Noel discovered some months back that he had a giant man-crush on Ken Jennings, the all-time Jeopardy! champion. Ken's blog, Confessions of a Trivial Mind, reveals something quite different from the trivia geek or socially-stunted dork one might expect would be the type to win 74 Jeopardy! games in a row. Number one: Terrific, writer. Number two: A passion for film, and astoundingly astute taste in same. Number three: Opinions about the broader culture that show good sense, rather than its much-vaunted populist cousin, "common sense."
I can love Ken Jennings in a much more heterosexual way than my hubby, albeit for the same reasons. And every time I catch up with his blog, he gives me another reason to fall head over heels. Take this post on Wikipedia, prompted by a sensationalist story from Pennsylvania about a few secondary and higher-ed faculty members who discourage use of the collaborative encyclopedia.
Few topics in academic circles raise my hackles more than Wikipedia. My colleagues almost without exception have a knee-jerk reaction to mention of the site: mouths turn down, tongues cluck, eyebrows raise. We're all supposed to commiserate with each other about the sorry state of the world where any yahoo can edit a compendium of knowledge, and where our students are too stupid (or too lazy) to realize (or care) that it's all a pack of lies.
I can rarely stop myself from butting into any conversation anyway -- being a know-it-all is one of my many character flaws -- but I take it as a personal mission never to let negative stereotypes about Wikipedia go unchallenged. "Actually," I pipe up, "a 2005 study by the journal Nature found that Wikipedia was almost as accurate as the Encyclopedia Brittanica. And of course it's much more up to date, not to mention including much more information about topics in popular culture and current events."

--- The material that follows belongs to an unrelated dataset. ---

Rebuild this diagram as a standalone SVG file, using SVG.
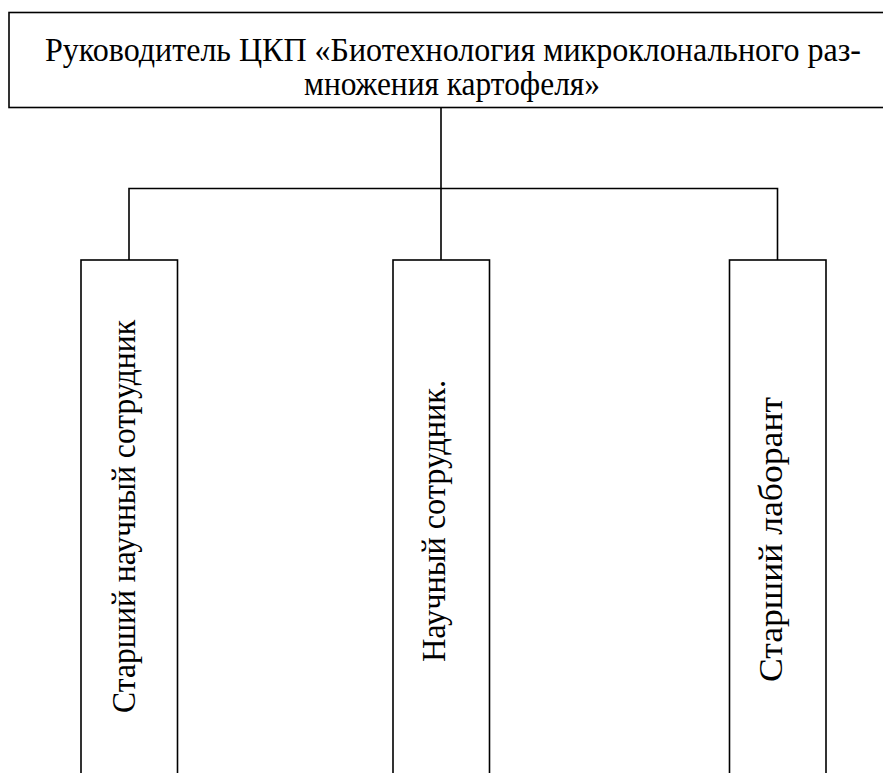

Heads generally turn. "But anyone can change it," someone usually points out. "You don't have to be an expert to write an article in Wikipedia, or change one that's already there. There are no editors, no oversight. Nobody should be using it as a source."
"True, anyone can edit it, and there aren't official arbiters of content," I respond. "But an unofficial group of people, many of whom are experts and nearly all of whom are committed to the project for the common good, maintain the site and weed out bad or unverified information. The vast majority of edits on the site are done by a tiny percentage of those using it. It's simply not true that everyone who stops by sprays graffiti all over the site -- in fact, only a few do, and others almost always come along and clean it up."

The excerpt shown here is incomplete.